The second area is that enterprise level because things are about to get feisty between two of the biggest enterprises in the world: Google and Amazon. Both have made bets on the hardware side (Alexa for Amazon; Home and Nest for Google) and both have a rabid developer community that is building AI into all future apps, moving toward a conversational capacity. The race is on between the two as the stakes include the $40 billion voice commerce market.
“Increasingly, people are using the voice platform smart speakers and their assistants on their phones can do things like search for product information, ask questions about products, and even make purchases,” says Dana Gibber, chief innovation officer of voice commerce agency ForwardPMX. “And as those queries continue they evolve in complexity and also in volume. The AI component of the platform is really important because consumers have high expectations. They’re looking for very specific things specific type of information and they will start to answer questions that have a specific intent. And so AI is really essential at teaching the platforms how to provide the best and most accurate responses based on what the user intended.”
Which leads to the third development to watch for the future of voice commerce, and it too involves Google and Amazon.
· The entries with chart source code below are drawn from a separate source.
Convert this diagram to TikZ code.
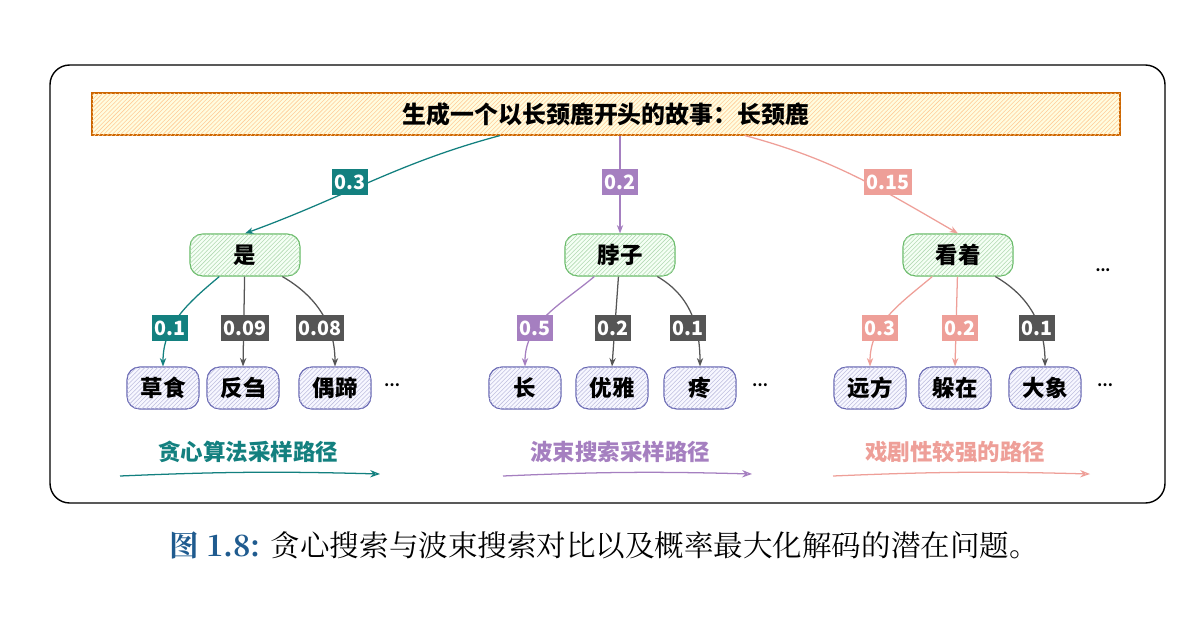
\documentclass[tikz,border=0pt]{standalone}
\usepackage{fontspec}
\setmainfont{Noto Sans CJK SC}
\newfontfamily\capfont{Noto Serif CJK SC}
\usetikzlibrary{patterns,arrows.meta}
\definecolor{tealc}{HTML}{13807F}
\definecolor{purp}{HTML}{A57FC0}
\definecolor{pinkc}{HTML}{EE9F98}
\definecolor{grayc}{HTML}{555555}
\definecolor{capblue}{HTML}{1F5B8F}
\tikzset{
  wordA/.style={draw=green!55!black!60, line width=0.8pt, rounded corners=9pt, fill=green!4,
    postaction={pattern=north east lines, pattern color=green!50!black!30},
    minimum width=110\unitpx, minimum height=42\unitpx, font=\bfseries\fontsize{16}{16}\selectfont},
  wordB/.style={draw=blue!50!black!60, line width=0.8pt, rounded corners=9pt, fill=blue!3,
    postaction={pattern=north east lines, pattern color=blue!50!black!25},
    minimum width=72\unitpx, minimum height=42\unitpx, font=\bfseries\fontsize{16}{16}\selectfont},
  prob/.style={fill=#1, text=white, font=\bfseries\fontsize{14}{14}\selectfont, inner sep=2pt, minimum height=26\unitpx},
  link/.style={draw=#1, line width=0.9pt, -{Stealth[length=6pt]}},
  pathlabel/.style={text=#1, font=\bfseries\fontsize{16}{16}\selectfont},
}
\newcommand{\unitpx}{*0.025cm}
\begin{document}
\begin{tikzpicture}[x=0.025cm, y=-0.025cm]
\useasboundingbox (0,0) rectangle (1200,618);
\draw[line width=1pt, rounded corners=14pt] (50,65) rectangle (1165,503);
% prompt bar
\node[draw=orange!80!black, line width=0.8pt, fill=yellow!12,
  postaction={pattern=north east lines, pattern color=orange!40},
  minimum width=1028\unitpx, minimum height=42\unitpx, font=\bfseries\fontsize{17}{17}\selectfont]
  (prompt) at (606,114) {生成一个以长颈鹿开头的故事：长颈鹿};
% first level
\node[wordA] (shi) at (245,255) {是};
\node[wordA] (bozi) at (620,255) {脖子};
\node[wordA] (kanzhe) at (958,255) {看着};
\node[font=\bfseries] (dotsA) at (1103,270) {...};
\draw[link=tealc] (prompt.south -| 500,0) to[out=-165,in=20] (shi.north);
\draw[link=purp] (prompt.south -| 620,0) -- (bozi.north);
\draw[link=pinkc] (prompt.south -| 745,0) to[out=-15,in=150] (kanzhe.north);
\node[prob=tealc] (pa) at (350,182) {0.3};
\node[prob=purp] (pb) at (620,182) {0.2};
\node[prob=pinkc] (pc) at (888,182) {0.15};
% second level
\foreach \name/\txt/\x in {caoshi/草食/163, fanchu/反刍/243, outi/偶蹄/335,
  chang/长/525, youya/优雅/612, teng/疼/700, yuanfang/远方/870, duozai/躲在/955, daxiang/大象/1045}
  \node[wordB] (\name) at (\x,388) {\txt};
\foreach \x in {392,760,1105}
  \node[font=\bfseries] at (\x,385) {…};
\draw[link=tealc] (shi) to[out=-140,in=90] (caoshi.north);
\draw[link=grayc] (shi) -- (fanchu.north);
\draw[link=grayc] (shi) to[out=-30,in=90] (outi.north);
\draw[link=purp] (bozi) to[out=-140,in=90] (chang.north);
\draw[link=grayc] (bozi) -- (youya.north);
\draw[link=grayc] (bozi) to[out=-30,in=90] (teng.north);
\draw[link=pinkc] (kanzhe) to[out=-140,in=90] (yuanfang.north);
\draw[link=pinkc] (kanzhe) -- (duozai.north);
\draw[link=grayc] (kanzhe) to[out=-30,in=90] (daxiang.north);
\foreach \c/\v/\x in {tealc/0.1/170, grayc/0.09/245, grayc/0.08/320, purp/0.5/535, grayc/0.2/613,
  grayc/0.1/688, pinkc/0.3/880, pinkc/0.2/960, grayc/0.1/1037}
  \node[prob=\c] at (\x,328) {\v};
% path labels
\node[pathlabel=tealc] (greedy) at (248,452) {贪心算法采样路径};
\node[pathlabel=purp] (beam) at (620,452) {波束搜索采样路径};
\node[pathlabel=pinkc] (drama) at (955,452) {戏剧性较强的路径};
\coordinate (ga) at (120,476); \coordinate (gb) at (380,474);
\coordinate (ba) at (503,476); \coordinate (bb) at (752,474);
\coordinate (da) at (833,476); \coordinate (db) at (1090,474);
\draw[tealc, line width=0.9pt, -{Stealth[length=7pt, open]}] (ga) to[bend left=2] (gb);
\draw[purp, line width=0.9pt, -{Stealth[length=7pt, open]}] (ba) to[bend left=2] (bb);
\draw[pinkc, line width=0.9pt, -{Stealth[length=7pt, open]}] (da) to[bend left=2] (db);
% caption
\node[font=\fontsize{21}{21}\selectfont\capfont] (cap) at (604,546)
  {\textcolor{capblue}{\bfseries 图 1.8:} 贪心搜索与波束搜索对比以及概率最大化解码的潜在问题。};
\end{tikzpicture}
\end{document}
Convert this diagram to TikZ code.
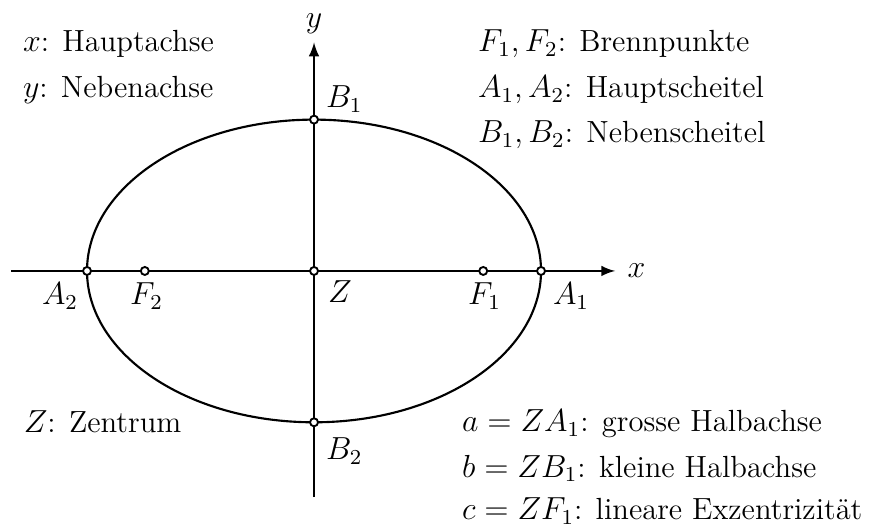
\documentclass[tikz,border=0pt]{standalone}
\usepackage{xcolor}
\usepackage{tikz}

\begin{document}
\begin{tikzpicture}[
    pt/.style={draw, circle, fill=white, line width=0.7pt, minimum size=3pt, inner sep=0pt},
    lbl/.style={inner sep=0pt, anchor=base west, font=\fontsize{11.5}{14}\selectfont},
    txt/.style={inner sep=0pt, anchor=base west, font=\fontsize{11.5}{14}\selectfont},
    >={latex},
    thick
    ]

    \useasboundingbox (-4.15,-3.383) rectangle (7.374,3.581);

    % axes
    \coordinate (xl) at (-4,0);
    \coordinate (xr) at (3.98,0);
    \coordinate (yb) at (0,-2.99);
    \coordinate (yt) at (0,3.02);
    \draw[->] (xl) -- (xr);
    \draw[->] (yb) -- (yt);
    \node[lbl] (xlab) at (4.13,-0.08) {$x$};
    \node[lbl, anchor=base] (ylab) at (0,3.22) {$y$};

    % ellipse
    \draw (0,0) ellipse (3 and 2);

    \node[pt] (Z) at (0,0) {};
    \node[pt] (A1) at (3,0) {};
    \node[pt] (A2) at (-3,0) {};
    \node[pt] (B1) at (0,2) {};
    \node[pt] (B2) at (0,-2) {};
    \node[pt] (F1) at (2.236,0) {};
    \node[pt] (F2) at (-2.236,0) {};

    \node[lbl] (lB1) at (0.145,2.154) {$B_1$};
    \node[lbl] (lB2) at (0.145,-2.498) {$B_2$};
    \node[lbl] (lA2) at (-3.608,-0.449) {$A_2$};
    \node[lbl] (lF2) at (-2.445,-0.449) {$F_2$};
    \node[lbl] (lZ) at (0.172,-0.423) {$Z$};
    \node[lbl] (lF1) at (2.022,-0.449) {$F_1$};
    \node[lbl] (lA1) at (3.145,-0.449) {$A_1$};

    % legend
    \node[txt] (tx) at (-3.86,2.894) {$x$: Hauptachse};
    \node[txt] (ty) at (-3.86,2.286) {$y$: Nebenachse};
    \node[txt] (tF) at (2.154,2.894) {$F_1, F_2$: Brennpunkte};
    \node[txt] (tA) at (2.154,2.286) {$A_1, A_2$: Hauptscheitel};
    \node[txt] (tB) at (2.154,1.692) {$B_1, B_2$: Nebenscheitel};
    \node[txt] (tZ) at (-3.85,-2.141) {$Z$: Zentrum};
    \node[txt] (ta) at (1.943,-2.128) {$a = ZA_1$: grosse Halbachse};
    \node[txt] (tb) at (1.943,-2.723) {$b = ZB_1$: kleine Halbachse};
    \node[txt] (tc) at (1.943,-3.291) {$c = ZF_1$: lineare Exzentrizität};

\end{tikzpicture}
\end{document}
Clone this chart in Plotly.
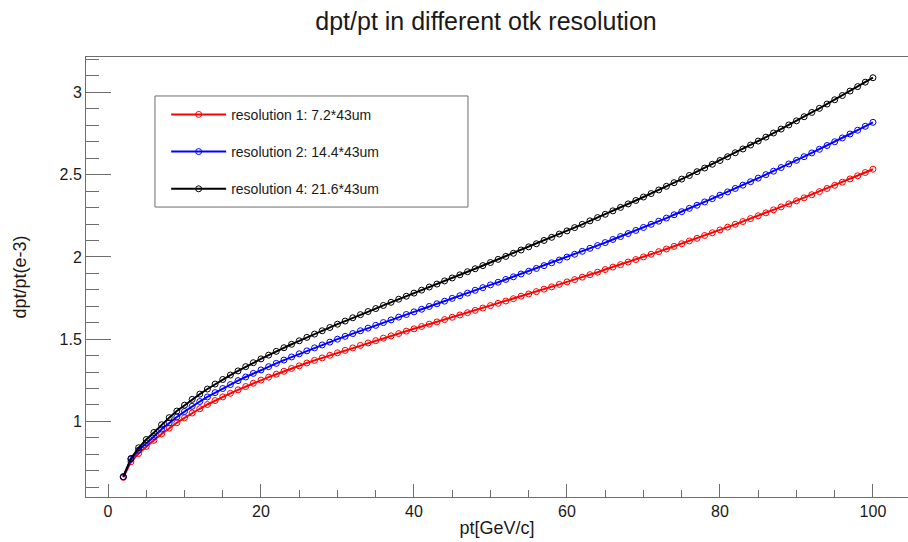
import plotly.graph_objects as go

pt = list(range(2, 101))

res1_red = [0.660, 0.755, 0.805, 0.848, 0.885, 0.924, 0.959, 0.992, 1.022,
            1.051, 1.077, 1.103, 1.127, 1.149, 1.171, 1.192, 1.212, 1.232, 1.251,
            1.269, 1.287, 1.305, 1.322, 1.338, 1.355, 1.371, 1.386, 1.402, 1.417,
            1.432, 1.447, 1.462, 1.477, 1.491, 1.506, 1.520, 1.534, 1.549, 1.563,
            1.577, 1.591, 1.605, 1.619, 1.633, 1.647, 1.661, 1.675, 1.689, 1.704,
            1.718, 1.732, 1.746, 1.761, 1.775, 1.789, 1.804, 1.818, 1.833, 1.848,
            1.862, 1.877, 1.892, 1.907, 1.923, 1.938, 1.953, 1.969, 1.984, 2.000,
            2.016, 2.032, 2.048, 2.064, 2.080, 2.097, 2.113, 2.130, 2.147, 2.164,
            2.181, 2.198, 2.215, 2.233, 2.250, 2.268, 2.286, 2.304, 2.322, 2.341,
            2.359, 2.378, 2.397, 2.416, 2.435, 2.454, 2.474, 2.493, 2.513, 2.533]

res2_blue = [0.664, 0.770, 0.825, 0.870, 0.909, 0.953, 0.991, 1.027, 1.060,
             1.092, 1.121, 1.149, 1.175, 1.200, 1.224, 1.248, 1.270, 1.292, 1.313,
             1.333, 1.353, 1.373, 1.392, 1.411, 1.429, 1.447, 1.465, 1.482, 1.500,
             1.517, 1.534, 1.551, 1.567, 1.584, 1.601, 1.617, 1.634, 1.650, 1.666,
             1.682, 1.699, 1.715, 1.731, 1.748, 1.764, 1.780, 1.797, 1.813, 1.830,
             1.846, 1.863, 1.879, 1.896, 1.913, 1.930, 1.947, 1.964, 1.981, 1.999,
             2.016, 2.034, 2.052, 2.069, 2.087, 2.106, 2.124, 2.142, 2.161, 2.179,
             2.198, 2.217, 2.236, 2.256, 2.275, 2.295, 2.314, 2.334, 2.354, 2.375,
             2.395, 2.416, 2.436, 2.457, 2.479, 2.500, 2.521, 2.543, 2.565, 2.587,
             2.609, 2.632, 2.654, 2.677, 2.700, 2.723, 2.747, 2.770, 2.794, 2.818]

res4_black = [0.664, 0.775, 0.840, 0.890, 0.933, 0.980, 1.023, 1.063, 1.099,
              1.134, 1.166, 1.197, 1.227, 1.255, 1.282, 1.307, 1.333, 1.357, 1.380,
              1.403, 1.426, 1.448, 1.469, 1.490, 1.511, 1.531, 1.551, 1.571, 1.591,
              1.610, 1.630, 1.649, 1.668, 1.686, 1.705, 1.724, 1.743, 1.761, 1.780,
              1.798, 1.817, 1.835, 1.854, 1.872, 1.891, 1.910, 1.928, 1.947, 1.966,
              1.985, 2.003, 2.022, 2.042, 2.061, 2.080, 2.100, 2.119, 2.139, 2.158,
              2.178, 2.198, 2.219, 2.239, 2.259, 2.280, 2.301, 2.322, 2.343, 2.364,
              2.385, 2.407, 2.429, 2.451, 2.473, 2.495, 2.518, 2.540, 2.563, 2.586,
              2.609, 2.633, 2.656, 2.680, 2.704, 2.728, 2.753, 2.777, 2.802, 2.827,
              2.852, 2.878, 2.903, 2.929, 2.955, 2.981, 3.008, 3.035, 3.062, 3.089]

series_names = ["resolution 1: 7.2*43um", "resolution 2: 14.4*43um", "resolution 4: 21.6*43um"]
series_values = [res1_red, res2_blue, res4_black]
series_colors = ["#ff0000", "#0000ff", "#000000"]

x_tickvals = [0, 20, 40, 60, 80, 100]
y_tickvals = [1, 1.5, 2, 2.5, 3]

FONT = "Liberation Sans, Arial, Helvetica, sans-serif"
AXIS_COLOR = "#6e6e6e"

fig = go.Figure()
for i, (name, vals, col) in enumerate(zip(series_names, series_values, series_colors)):
    fig.add_trace(go.Scatter(
        x=pt, y=vals, name=name, mode="lines+markers",
        line=dict(color=col, width=2),
        marker=dict(symbol="circle-open", size=6, color=col, line=dict(width=1, color=col)),
        legendgroup="g%d" % i,
    ))

fig.update_layout(
    width=908, height=542,
    margin=dict(l=86, r=0, t=57, b=45, autoexpand=False),
    paper_bgcolor="white", plot_bgcolor="white",
    font=dict(family=FONT, size=16, color="#1a1a1a"),
    title=dict(text="dpt/pt in different otk resolution", x=486.0 / 908, xanchor="center",
               xref="container", yref="container",
               y=1 - 21.0 / 542, yanchor="middle", font=dict(size=25, color="#1a1a1a"),
               automargin=False),
    showlegend=True,
    legend=dict(x=0.0975, y=0.905, xanchor="left", yanchor="top",
                bgcolor="rgba(0,0,0,0)", borderwidth=0,
                font=dict(size=14, color="#1a1a1a"),
                tracegroupgap=16, traceorder="grouped", itemwidth=55),
    shapes=[dict(type="rect", xref="paper", yref="paper",
                 x0=0.0839, x1=0.4647, y0=0.659, y1=0.9114,
                 line=dict(color=AXIS_COLOR, width=1), fillcolor="white", layer="below")],
)

fig.update_xaxes(
    range=[-2.876, 104.58], showgrid=False, zeroline=False, automargin=False,
    showline=True, linecolor=AXIS_COLOR, linewidth=1, mirror=True,
    ticks="inside", ticklen=13, tickcolor=AXIS_COLOR, tickwidth=1,
    tickvals=x_tickvals, ticktext=[str(v) for v in x_tickvals],
    minor=dict(ticks="inside", ticklen=7, dtick=5, tick0=0, tickcolor=AXIS_COLOR, showgrid=False),
    title=dict(text="pt[GeV/c]", font=dict(size=18), standoff=2),
    tickfont=dict(size=16),
)
fig.update_yaxes(
    range=[0.5407, 3.215], showgrid=False, zeroline=False, automargin=False,
    showline=True, linecolor=AXIS_COLOR, linewidth=1,
    ticks="inside", ticklen=25, tickcolor=AXIS_COLOR, tickwidth=1,
    tickvals=y_tickvals, ticktext=["1", "1.5", "2", "2.5", "3"],
    minor=dict(ticks="inside", ticklen=13, dtick=0.1, tick0=0, tickcolor=AXIS_COLOR, showgrid=False),
    title=dict(text="dpt/pt(e-3)", font=dict(size=18), standoff=28),
    tickfont=dict(size=16),
)

fig.write_html("out.html", post_script="document.body.style.margin='0';",
               config={"displayModeBar": False})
Here it gets a bit technical. The queries posed to a smart speaker enter what’s called a knowledge graph where the answers are found and then delivered back to the consumer. Each company has its own proprietary knowledge graph. So when a consumer says “Alexa, find me a new pair of running shoes,” it goes to the Amazon knowledge graph and that graph will push a response for those running shoes as well as an Amazon seller to buy them from. The same scenario goes for Google, its devices and its graph. But the rub happens when the Google graph has to respond with shopping recommendations. Due to the market share and query volume that Amazon has over Google, Amazon has a built-in advantage. That makes voice search the next battleground for Google, and it finds itself in an unfamiliar position: second place.
“When the volume of overall search shifts toward voice, all of a sudden you have Amazon being an important player,” says Gibber. “The last numbers I saw for text queries show 25 percent of all voice queries happening on the Amazon platform. So as, as the volume of overall query becomes more voice-originated Amazon is cutting into Google dominance in overall search. And so I think … they’re already competing with Google, eating into overall Google search volume. Voice Search optimization will open up a whole set of things that brands are doing with agencies that feature issues like optimizing for voice on both the Amazon platform and on the Google platform.”